** Begin Data extract **

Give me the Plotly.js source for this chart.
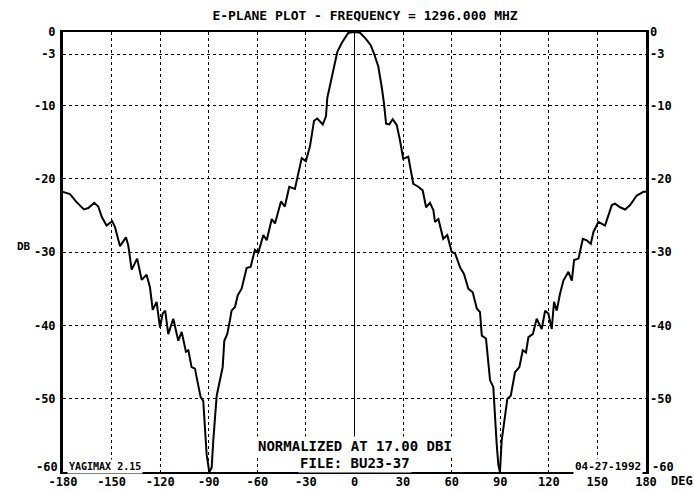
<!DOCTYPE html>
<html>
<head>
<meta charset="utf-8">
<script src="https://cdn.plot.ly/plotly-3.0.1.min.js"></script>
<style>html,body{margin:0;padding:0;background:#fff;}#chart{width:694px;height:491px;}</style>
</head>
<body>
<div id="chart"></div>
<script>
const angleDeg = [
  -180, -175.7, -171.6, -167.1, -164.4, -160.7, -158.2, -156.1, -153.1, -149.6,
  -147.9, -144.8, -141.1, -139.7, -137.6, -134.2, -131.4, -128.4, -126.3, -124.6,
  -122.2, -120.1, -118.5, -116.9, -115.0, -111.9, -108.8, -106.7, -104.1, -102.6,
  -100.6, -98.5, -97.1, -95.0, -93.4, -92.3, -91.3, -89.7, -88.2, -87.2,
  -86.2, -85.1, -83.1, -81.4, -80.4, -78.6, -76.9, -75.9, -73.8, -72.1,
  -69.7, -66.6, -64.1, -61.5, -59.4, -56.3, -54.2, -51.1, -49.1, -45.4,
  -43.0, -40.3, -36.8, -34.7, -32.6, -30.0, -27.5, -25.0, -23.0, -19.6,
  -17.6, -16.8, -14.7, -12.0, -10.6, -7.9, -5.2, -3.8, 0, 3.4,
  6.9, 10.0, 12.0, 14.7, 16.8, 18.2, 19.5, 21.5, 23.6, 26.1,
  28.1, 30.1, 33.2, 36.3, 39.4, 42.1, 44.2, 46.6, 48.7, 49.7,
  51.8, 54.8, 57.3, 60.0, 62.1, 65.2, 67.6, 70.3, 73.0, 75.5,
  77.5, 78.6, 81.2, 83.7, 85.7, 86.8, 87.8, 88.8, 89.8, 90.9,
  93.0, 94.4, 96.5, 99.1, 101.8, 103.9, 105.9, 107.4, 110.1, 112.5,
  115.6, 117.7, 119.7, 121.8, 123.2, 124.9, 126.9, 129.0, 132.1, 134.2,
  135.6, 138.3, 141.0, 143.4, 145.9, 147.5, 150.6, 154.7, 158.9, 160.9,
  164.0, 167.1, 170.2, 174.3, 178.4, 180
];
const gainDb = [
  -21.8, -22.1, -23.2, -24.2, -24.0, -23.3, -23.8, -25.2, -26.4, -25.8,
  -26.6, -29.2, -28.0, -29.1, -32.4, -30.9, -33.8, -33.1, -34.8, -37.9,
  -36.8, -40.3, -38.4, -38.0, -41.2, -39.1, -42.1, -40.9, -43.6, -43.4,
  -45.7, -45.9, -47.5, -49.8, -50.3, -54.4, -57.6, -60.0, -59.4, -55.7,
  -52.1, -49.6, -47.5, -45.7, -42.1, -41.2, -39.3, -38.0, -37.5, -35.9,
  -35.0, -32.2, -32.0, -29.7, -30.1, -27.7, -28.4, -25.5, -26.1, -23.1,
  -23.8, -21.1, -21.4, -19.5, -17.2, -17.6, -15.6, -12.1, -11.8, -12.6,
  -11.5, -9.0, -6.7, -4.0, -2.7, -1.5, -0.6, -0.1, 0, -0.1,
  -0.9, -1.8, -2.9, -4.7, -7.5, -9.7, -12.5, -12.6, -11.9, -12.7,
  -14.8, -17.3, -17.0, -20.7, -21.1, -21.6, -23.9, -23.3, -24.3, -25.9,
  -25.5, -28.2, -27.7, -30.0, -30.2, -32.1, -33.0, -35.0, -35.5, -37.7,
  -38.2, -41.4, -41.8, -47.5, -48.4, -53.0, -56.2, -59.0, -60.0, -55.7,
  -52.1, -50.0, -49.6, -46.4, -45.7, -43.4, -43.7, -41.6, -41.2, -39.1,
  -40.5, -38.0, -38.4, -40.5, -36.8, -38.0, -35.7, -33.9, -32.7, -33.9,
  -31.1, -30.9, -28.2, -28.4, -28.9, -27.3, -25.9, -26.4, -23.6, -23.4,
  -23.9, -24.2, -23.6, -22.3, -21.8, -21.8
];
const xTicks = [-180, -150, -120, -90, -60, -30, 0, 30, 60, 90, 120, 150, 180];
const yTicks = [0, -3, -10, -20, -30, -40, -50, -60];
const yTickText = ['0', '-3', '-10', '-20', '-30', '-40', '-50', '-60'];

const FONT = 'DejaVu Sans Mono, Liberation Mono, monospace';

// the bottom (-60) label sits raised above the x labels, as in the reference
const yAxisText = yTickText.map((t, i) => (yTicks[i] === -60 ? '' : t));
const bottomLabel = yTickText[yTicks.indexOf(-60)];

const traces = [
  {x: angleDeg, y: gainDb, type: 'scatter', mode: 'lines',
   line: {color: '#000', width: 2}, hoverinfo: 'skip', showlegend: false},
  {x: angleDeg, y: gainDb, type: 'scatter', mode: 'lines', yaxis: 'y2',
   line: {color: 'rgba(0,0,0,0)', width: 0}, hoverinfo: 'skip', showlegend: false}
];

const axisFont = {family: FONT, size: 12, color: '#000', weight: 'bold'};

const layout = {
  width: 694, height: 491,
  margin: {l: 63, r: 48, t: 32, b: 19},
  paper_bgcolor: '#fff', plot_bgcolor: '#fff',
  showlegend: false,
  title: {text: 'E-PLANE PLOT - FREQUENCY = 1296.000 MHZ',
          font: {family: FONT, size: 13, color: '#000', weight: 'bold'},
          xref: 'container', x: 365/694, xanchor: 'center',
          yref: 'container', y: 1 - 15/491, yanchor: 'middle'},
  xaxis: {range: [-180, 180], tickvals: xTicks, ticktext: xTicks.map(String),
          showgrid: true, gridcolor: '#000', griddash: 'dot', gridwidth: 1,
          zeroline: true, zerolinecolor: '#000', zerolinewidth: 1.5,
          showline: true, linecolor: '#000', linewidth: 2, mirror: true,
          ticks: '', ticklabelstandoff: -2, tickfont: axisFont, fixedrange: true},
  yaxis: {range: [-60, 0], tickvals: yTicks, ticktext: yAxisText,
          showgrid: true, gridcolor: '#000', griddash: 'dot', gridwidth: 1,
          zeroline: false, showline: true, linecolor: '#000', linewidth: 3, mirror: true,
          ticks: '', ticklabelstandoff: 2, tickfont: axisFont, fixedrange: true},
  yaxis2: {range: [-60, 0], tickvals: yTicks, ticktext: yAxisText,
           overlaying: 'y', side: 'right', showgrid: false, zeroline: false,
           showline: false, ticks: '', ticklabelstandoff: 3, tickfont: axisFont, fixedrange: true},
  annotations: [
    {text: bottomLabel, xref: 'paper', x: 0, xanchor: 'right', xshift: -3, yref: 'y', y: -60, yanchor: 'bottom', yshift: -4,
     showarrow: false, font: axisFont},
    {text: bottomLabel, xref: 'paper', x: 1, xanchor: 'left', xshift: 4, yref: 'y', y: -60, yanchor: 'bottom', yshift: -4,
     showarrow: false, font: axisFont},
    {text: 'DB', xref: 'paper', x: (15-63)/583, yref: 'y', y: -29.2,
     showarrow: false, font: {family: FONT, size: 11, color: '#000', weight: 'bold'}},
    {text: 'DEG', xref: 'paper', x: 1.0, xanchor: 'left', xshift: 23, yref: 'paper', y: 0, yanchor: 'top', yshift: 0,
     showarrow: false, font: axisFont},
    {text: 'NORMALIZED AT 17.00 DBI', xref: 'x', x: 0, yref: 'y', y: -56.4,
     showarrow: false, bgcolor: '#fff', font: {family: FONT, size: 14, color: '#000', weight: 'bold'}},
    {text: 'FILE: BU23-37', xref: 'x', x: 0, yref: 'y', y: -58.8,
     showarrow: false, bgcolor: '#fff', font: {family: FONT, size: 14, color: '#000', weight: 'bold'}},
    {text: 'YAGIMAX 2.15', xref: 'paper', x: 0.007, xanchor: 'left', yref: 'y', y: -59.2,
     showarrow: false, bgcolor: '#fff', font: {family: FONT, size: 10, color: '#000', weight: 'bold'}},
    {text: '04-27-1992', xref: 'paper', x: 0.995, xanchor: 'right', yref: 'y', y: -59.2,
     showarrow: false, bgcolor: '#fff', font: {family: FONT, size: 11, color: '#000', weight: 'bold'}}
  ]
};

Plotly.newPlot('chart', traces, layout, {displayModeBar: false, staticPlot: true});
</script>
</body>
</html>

** End Data extract **

▶ _Work to complete_: Search the material above for "chart". Pull out each line where it shows up.

▶ _Reply to the exercise_:
Give me the Plotly.js source for this chart.
<style>html,body{margin:0;padding:0;background:#fff;}#chart{width:694px;height:491px;}</style>
<div id="chart"></div>
Plotly.newPlot('chart', traces, layout, {displayModeBar: false, staticPlot: true});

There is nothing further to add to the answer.